Workshop 5: Where and How to Get Published

Date: Tuesday July 13, 2010

Start Time: 10:45 a.m. - 12:40 p.m.

Room: 311

Click here to view the corresponding feed entry in FriendFeed.

Moderator(s): Barb Bryant, Deputy Editor, PLoS Computational Biology and ISCB Publications Committee member.

The Workshop, aimed primarily at ISMB attendees who are in the early stages of their publishing career, will provide counsel and advice from a variety of speakers as well as best practices when preparing and submitting work to some of the most popular journals in our field.

Part I is devoted to general guidelines for writing a good paper and presenting one’s work, using the very popular “Ten Simple Rules” article on the same topic as the launching point (www.ploscompbiol.org/doi/pcbi.0010057). The session will be a mix of practical instruction and interactive discussion led by Philip E. Bourne, Editor in Chief & Founding Editor, and Steven E. Brenner, Founding Editor from PLoS Computational Biology.

Break

Part II will be a panel discussion involving current journal editors, accomplished authors, and first-time submitters, who will provide their perspectives on what journals want and expect. Other topics will include the authorship experience, why (and when) you should publish, how to select the right journal for your work, and the changing post-publication measures of impact. Confirmed speakers include:

Current journal editors: Gary Benson from Nucleic Acids Research, Andrej Sali from Structure, and Alfonso Valencia and Alex Bateman from Bioinformatics

Experienced and accomplished authors: Mark Gerstein and Chris Sander

First time/prospective authors: – two members of the ISCB Student Council

As in Part I, Part II will include brief (10-minute) presentations by the speakers from each category (editors, experienced authors, and new/prospective authors) followed by a 25-minute interactive session involving speakers and attendees as much as possible.

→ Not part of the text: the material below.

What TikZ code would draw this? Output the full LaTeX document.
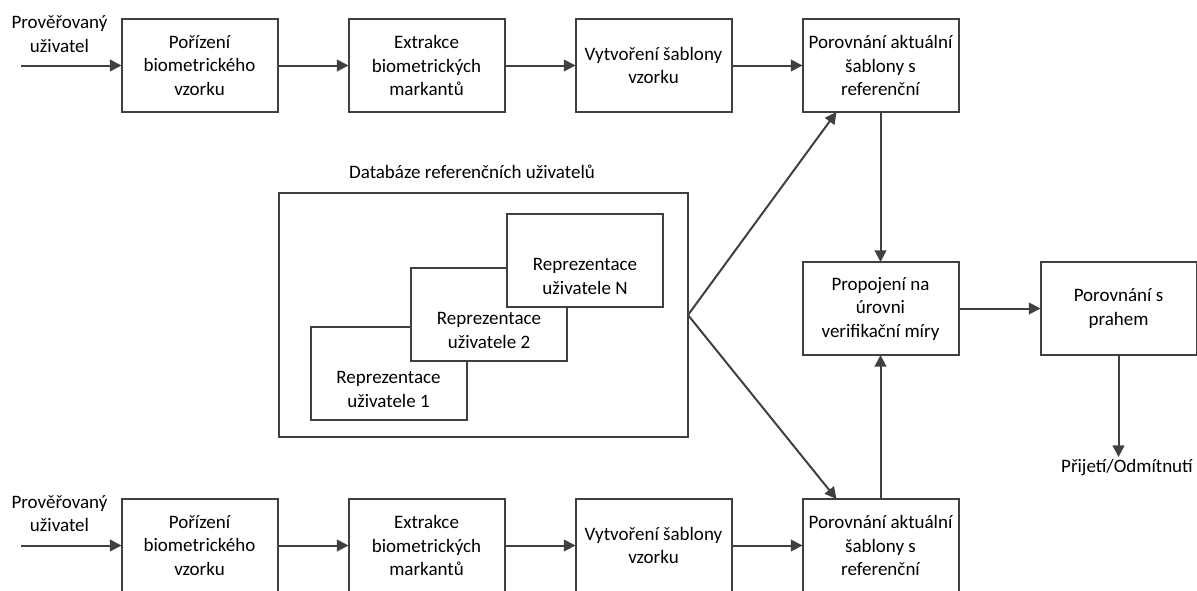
\documentclass[tikz,border=0pt]{standalone}
\usepackage{fontspec}
\setmainfont{Carlito}
\usepackage{tikz}
\usetikzlibrary{arrows.meta,positioning}
\definecolor{linegray}{RGB}{64,64,64}

\begin{document}
\begin{tikzpicture}[->,>={Triangle[length=7pt,width=7pt]},line width=1.2pt,
                    color=linegray,text=black,node distance=42.6pt,
                    font=\fontsize{11.4}{14.1}\selectfont]

  \tikzstyle{block}=[rectangle,draw,align=center,inner sep=0pt,outer sep=0pt,
                     minimum width=93.6pt,minimum height=55.8pt]
  \tikzstyle{repre}=[block,fill=white]
  \tikzstyle{caption}=[align=center,inner sep=1pt]
  \tikzstyle{every label}=[align=center,yshift=-10pt]

  \useasboundingbox (0,0) rectangle (718.2pt,-354pt);
  \clip (0,0) rectangle (718.2pt,-354pt);

  \node[caption] (PU1) at (35.7pt,-20.4pt) {Prověřovaný\\uživatel};
  \coordinate    (IN1) at (12.6pt,-39.3pt);
  \node[block]   (PBV1) at (119.7pt,-39.3pt) {Pořízení\\biometrického\\vzorku};
  \node[block]   (EBM1) [right=of PBV1] {Extrakce\\biometrických\\markantů};
  \node[block]   (VSV1) [right=of EBM1] {Vytvoření šablony\\vzorku};
  \node[block]   (PAS1) [right=of VSV1] {Porovnání aktuální\\šablony s\\referenční};

  \node[block]   (PUV) [below=90pt of PAS1]  {Propojení na\\úrovni\\verifikační míry};
  \node[block]   (PSP) [right=49.2pt of PUV] {Porovnání s\\prahem};
  \node[caption] (PRO) at (676.2pt,-280.8pt) {Přijetí/Odmítnutí};

  \node[caption] (PU2) at (35.7pt,-308.1pt) {Prověřovaný\\uživatel};
  \coordinate    (IN2) at (12.6pt,-327.3pt);
  \node[block]   (PBV2) at (119.7pt,-327.3pt) {Pořízení\\biometrického\\vzorku};
  \node[block]   (EBM2) [right=of PBV2] {Extrakce\\biometrických\\markantů};
  \node[block]   (VSV2) [right=of EBM2] {Vytvoření šablony\\vzorku};
  \node[block]   (PAS2) [right=of VSV2] {Porovnání aktuální\\šablony s\\referenční};

  \node[caption] (DRT) at (283.2pt,-103.2pt) {Databáze referenčních uživatelů};
  \node[block,minimum width=245.4pt,minimum height=146.4pt] (DRU) at (290.1pt,-189pt) {};
  \node[repre,label=center:{Reprezentace\\uživatele 1}] (RU1) at (233.1pt,-223.8pt) {};
  \node[repre,label=center:{Reprezentace\\uživatele 2}] (RU2) at ([xshift=60.3pt,yshift=35.4pt]RU1) {};
  \node[repre,label=center:{Reprezentace\\uživatele N}] (RUN) at ([xshift=57.6pt,yshift=32.4pt]RU2) {};

  \path
  (IN1)  edge (PBV1)
  (PBV1) edge (EBM1)
  (EBM1) edge (VSV1)
  (VSV1) edge (PAS1)

  (IN2)  edge (PBV2)
  (PBV2) edge (EBM2)
  (EBM2) edge (VSV2)
  (VSV2) edge (PAS2)

  (DRU.east) edge ([xshift=20.4pt]PAS1.south west)
  (DRU.east) edge ([xshift=20.4pt]PAS2.north west)

  (PAS1) edge (PUV)
  (PAS2) edge (PUV)
  (PUV)  edge (PSP)
  (PSP)  edge (PSP.south |- PRO.north)
  ;
\end{tikzpicture}
\end{document}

How to write a good scientific research article and select the best journal for your work is something that is not traditionally taught to graduate students and postdoctoral fellows. This Workshop brings together experts who have been through the experience on many occasions as authors and who have responsibility for selecting papers for the major journals in our field. At the conclusion of the Workshop, the attendees should have a clear idea of the elements of a good paper, regardless of the journal, and an understanding of the scope, submission requirements, and what key journals are looking for. The content and discussion in Part II will also appeal to more seasoned scientists seeking to publish their work.